Although she isn't sure what's next, she says working for the state is rewarding, particularly on issues affecting the state's environment. Much of her career has been focused on air-quality monitoring and protection. She helped craft a new permitting program and later a new DEQ division of which she was appointed the administrator.

Dealing with the ins and outs of Montana's natural resources over the years, Sensibaugh says she learned that through all the emotions lies common ground. While it can be "brutal" at times, she says she's worked hard to bring differing points of view to the table to find solutions.

As she eases into her new job, Sensibaugh said there are many challenges, including improving relations with the public and being responsive to their concerns, along with retaining and recruiting employees, many of whom often can get heftier paychecks in the private sector. She also sees a need to balance a desire to develop new power generation in the state, yet protect the environment and ensure other needed tasks get accomplished.

Martz says she couldn't be more pleased with Sensibaugh's performance so far, commending her for her knowledge of issues and ability to get along with various factions in the environmental debate.

"Jan has the ability to get people to work on scientific evidence and quit arguing about their personal opinions," Martz said.

Sensibaugh said she wanted to be director DEQ because she believes in its mission and it's employees.
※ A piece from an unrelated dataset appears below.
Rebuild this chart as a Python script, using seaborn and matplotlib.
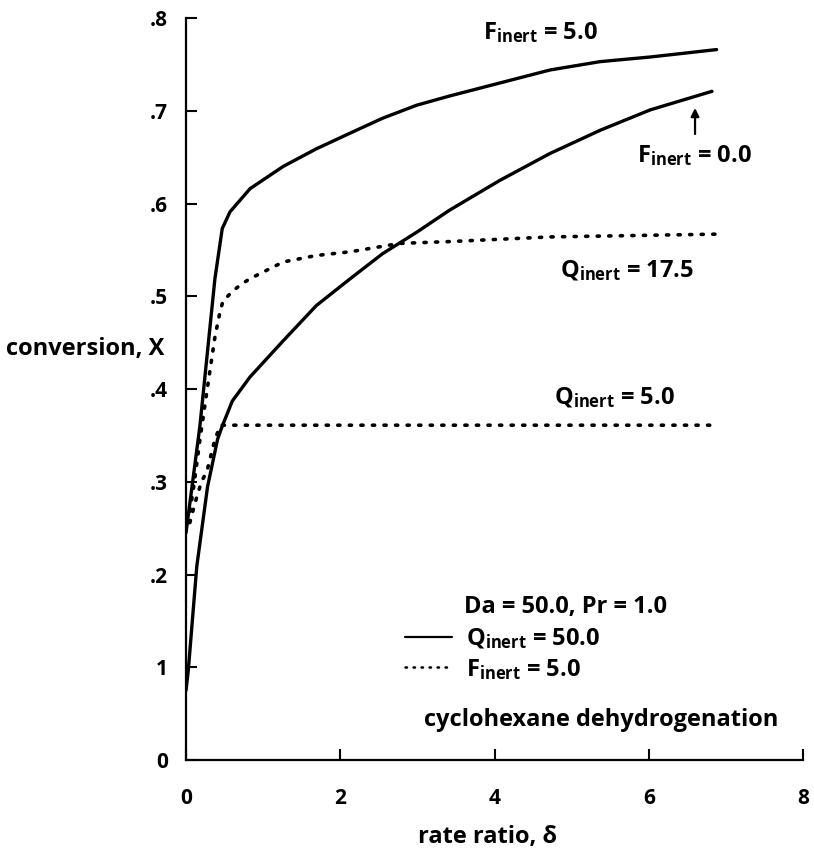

Sensibaugh says it was important that whoever took the helm would defend the people who make the tough decisions regulating natural resource development and environmental protection.

"This is a really controversial agency," she said. "We don't have a core constituency that supports us all of the time. We need to do that ourselves because we're not going to find it externally."

"I wanted to be the person internally who would do that for DEQ," she added. "It doesn't need to be a stepchild agency that's always in trouble."